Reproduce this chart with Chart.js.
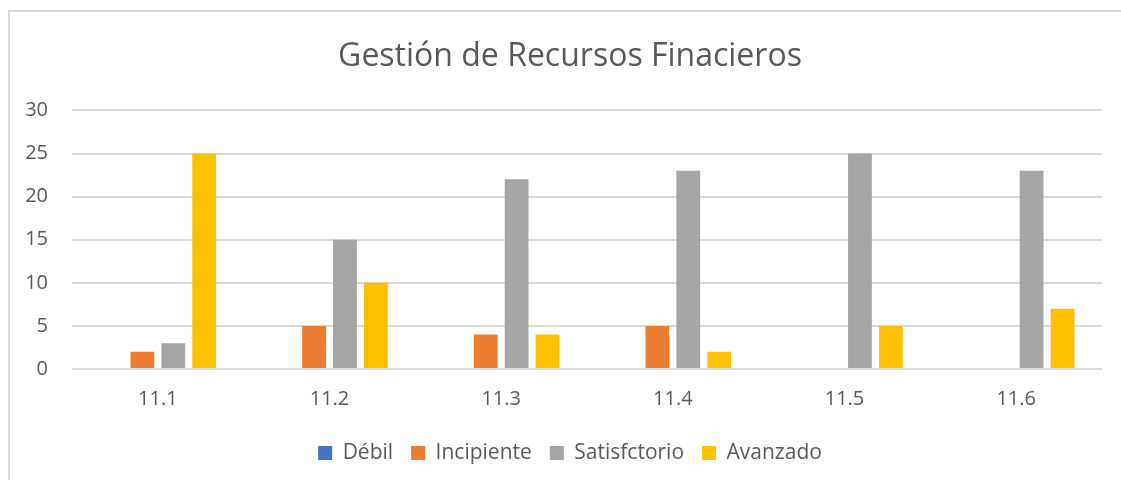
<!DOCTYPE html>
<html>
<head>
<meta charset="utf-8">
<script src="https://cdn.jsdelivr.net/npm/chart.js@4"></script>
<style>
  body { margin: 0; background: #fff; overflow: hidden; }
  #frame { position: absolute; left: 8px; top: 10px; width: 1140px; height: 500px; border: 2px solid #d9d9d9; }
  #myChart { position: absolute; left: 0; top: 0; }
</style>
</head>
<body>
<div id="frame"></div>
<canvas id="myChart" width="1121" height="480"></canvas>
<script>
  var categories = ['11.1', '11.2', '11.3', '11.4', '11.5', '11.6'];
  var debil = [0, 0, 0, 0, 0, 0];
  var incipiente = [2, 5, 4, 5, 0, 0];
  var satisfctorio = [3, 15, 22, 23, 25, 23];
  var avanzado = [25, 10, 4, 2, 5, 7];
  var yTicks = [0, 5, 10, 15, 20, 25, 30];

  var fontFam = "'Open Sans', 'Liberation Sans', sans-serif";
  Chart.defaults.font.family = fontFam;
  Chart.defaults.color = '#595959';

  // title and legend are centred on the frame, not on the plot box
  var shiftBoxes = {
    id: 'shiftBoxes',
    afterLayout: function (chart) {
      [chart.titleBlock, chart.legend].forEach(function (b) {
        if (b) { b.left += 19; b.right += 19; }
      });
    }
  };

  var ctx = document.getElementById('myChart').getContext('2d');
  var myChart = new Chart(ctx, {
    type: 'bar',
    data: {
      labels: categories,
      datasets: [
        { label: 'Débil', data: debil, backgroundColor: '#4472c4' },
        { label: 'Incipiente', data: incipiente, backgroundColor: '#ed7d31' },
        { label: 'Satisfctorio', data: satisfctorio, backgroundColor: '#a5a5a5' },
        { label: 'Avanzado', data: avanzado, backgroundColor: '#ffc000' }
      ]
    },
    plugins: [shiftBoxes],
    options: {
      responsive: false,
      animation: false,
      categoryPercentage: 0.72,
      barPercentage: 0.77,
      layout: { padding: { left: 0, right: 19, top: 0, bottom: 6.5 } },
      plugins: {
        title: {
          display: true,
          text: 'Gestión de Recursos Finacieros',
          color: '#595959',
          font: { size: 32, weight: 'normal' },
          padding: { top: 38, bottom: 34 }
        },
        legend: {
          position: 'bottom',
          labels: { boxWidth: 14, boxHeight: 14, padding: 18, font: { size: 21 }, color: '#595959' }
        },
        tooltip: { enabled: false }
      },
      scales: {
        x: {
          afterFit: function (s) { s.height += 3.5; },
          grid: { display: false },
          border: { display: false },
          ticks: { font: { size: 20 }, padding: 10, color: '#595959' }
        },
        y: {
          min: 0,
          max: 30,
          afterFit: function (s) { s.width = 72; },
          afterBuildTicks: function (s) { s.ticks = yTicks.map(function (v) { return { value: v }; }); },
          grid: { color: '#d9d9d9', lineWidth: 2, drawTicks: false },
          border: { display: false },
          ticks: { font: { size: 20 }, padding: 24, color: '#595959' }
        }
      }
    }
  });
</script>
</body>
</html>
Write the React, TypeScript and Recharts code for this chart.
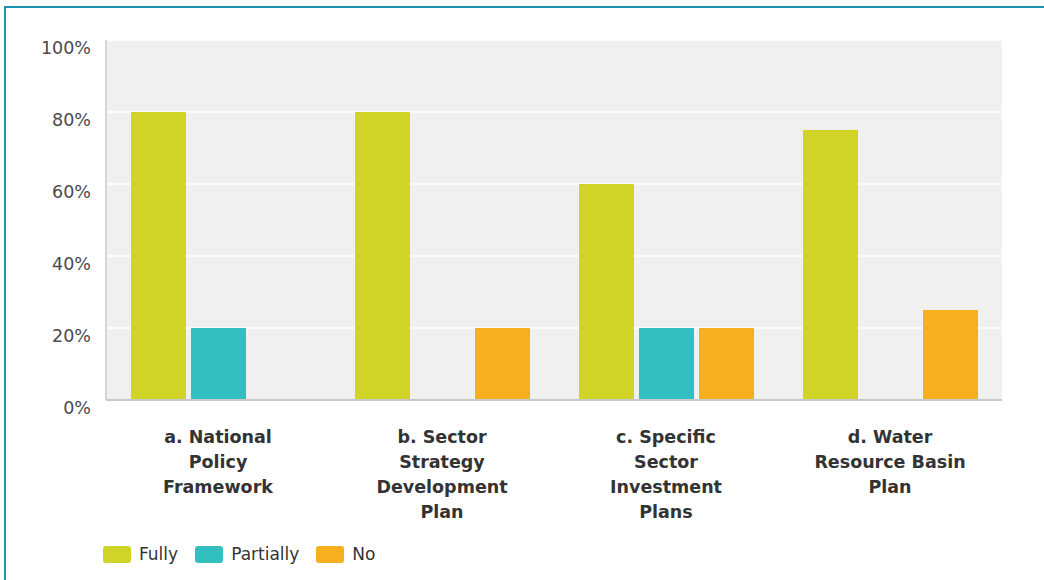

■ **WHAT YOU ARE ASKED TO DO**
Repeat the material above in full and exactly, omitting the pictures.

■ **SOLUTION TO THE PROBLEM**
Reproduce this chart with Chart.js.
<!DOCTYPE html>
<html>
<head>
<meta charset="utf-8">
<script src="https://cdn.jsdelivr.net/npm/chart.js@4"></script>
<style>
  body { margin: 0; background: #fff; overflow: hidden; }
  #frame { position: absolute; left: 8px; top: 10px; width: 1140px; height: 500px; border: 2px solid #d9d9d9; }
  #myChart { position: absolute; left: 0; top: 0; }
</style>
</head>
<body>
<div id="frame"></div>
<canvas id="myChart" width="1121" height="480"></canvas>
<script>
  var categories = ['11.1', '11.2', '11.3', '11.4', '11.5', '11.6'];
  var debil = [0, 0, 0, 0, 0, 0];
  var incipiente = [2, 5, 4, 5, 0, 0];
  var satisfctorio = [3, 15, 22, 23, 25, 23];
  var avanzado = [25, 10, 4, 2, 5, 7];
  var yTicks = [0, 5, 10, 15, 20, 25, 30];

  var fontFam = "'Open Sans', 'Liberation Sans', sans-serif";
  Chart.defaults.font.family = fontFam;
  Chart.defaults.color = '#595959';

  // title and legend are centred on the frame, not on the plot box
  var shiftBoxes = {
    id: 'shiftBoxes',
    afterLayout: function (chart) {
      [chart.titleBlock, chart.legend].forEach(function (b) {
        if (b) { b.left += 19; b.right += 19; }
      });
    }
  };

  var ctx = document.getElementById('myChart').getContext('2d');
  var myChart = new Chart(ctx, {
    type: 'bar',
    data: {
      labels: categories,
      datasets: [
        { label: 'Débil', data: debil, backgroundColor: '#4472c4' },
        { label: 'Incipiente', data: incipiente, backgroundColor: '#ed7d31' },
        { label: 'Satisfctorio', data: satisfctorio, backgroundColor: '#a5a5a5' },
        { label: 'Avanzado', data: avanzado, backgroundColor: '#ffc000' }
      ]
    },
    plugins: [shiftBoxes],
    options: {
      responsive: false,
      animation: false,
      categoryPercentage: 0.72,
      barPercentage: 0.77,
      layout: { padding: { left: 0, right: 19, top: 0, bottom: 6.5 } },
      plugins: {
        title: {
          display: true,
          text: 'Gestión de Recursos Finacieros',
          color: '#595959',
          font: { size: 32, weight: 'normal' },
          padding: { top: 38, bottom: 34 }
        },
        legend: {
          position: 'bottom',
          labels: { boxWidth: 14, boxHeight: 14, padding: 18, font: { size: 21 }, color: '#595959' }
        },
        tooltip: { enabled: false }
      },
      scales: {
        x: {
          afterFit: function (s) { s.height += 3.5; },
          grid: { display: false },
          border: { display: false },
          ticks: { font: { size: 20 }, padding: 10, color: '#595959' }
        },
        y: {
          min: 0,
          max: 30,
          afterFit: function (s) { s.width = 72; },
          afterBuildTicks: function (s) { s.ticks = yTicks.map(function (v) { return { value: v }; }); },
          grid: { color: '#d9d9d9', lineWidth: 2, drawTicks: false },
          border: { display: false },
          ticks: { font: { size: 20 }, padding: 24, color: '#595959' }
        }
      }
    }
  });
</script>
</body>
</html>
Write the React, TypeScript and Recharts code for this chart.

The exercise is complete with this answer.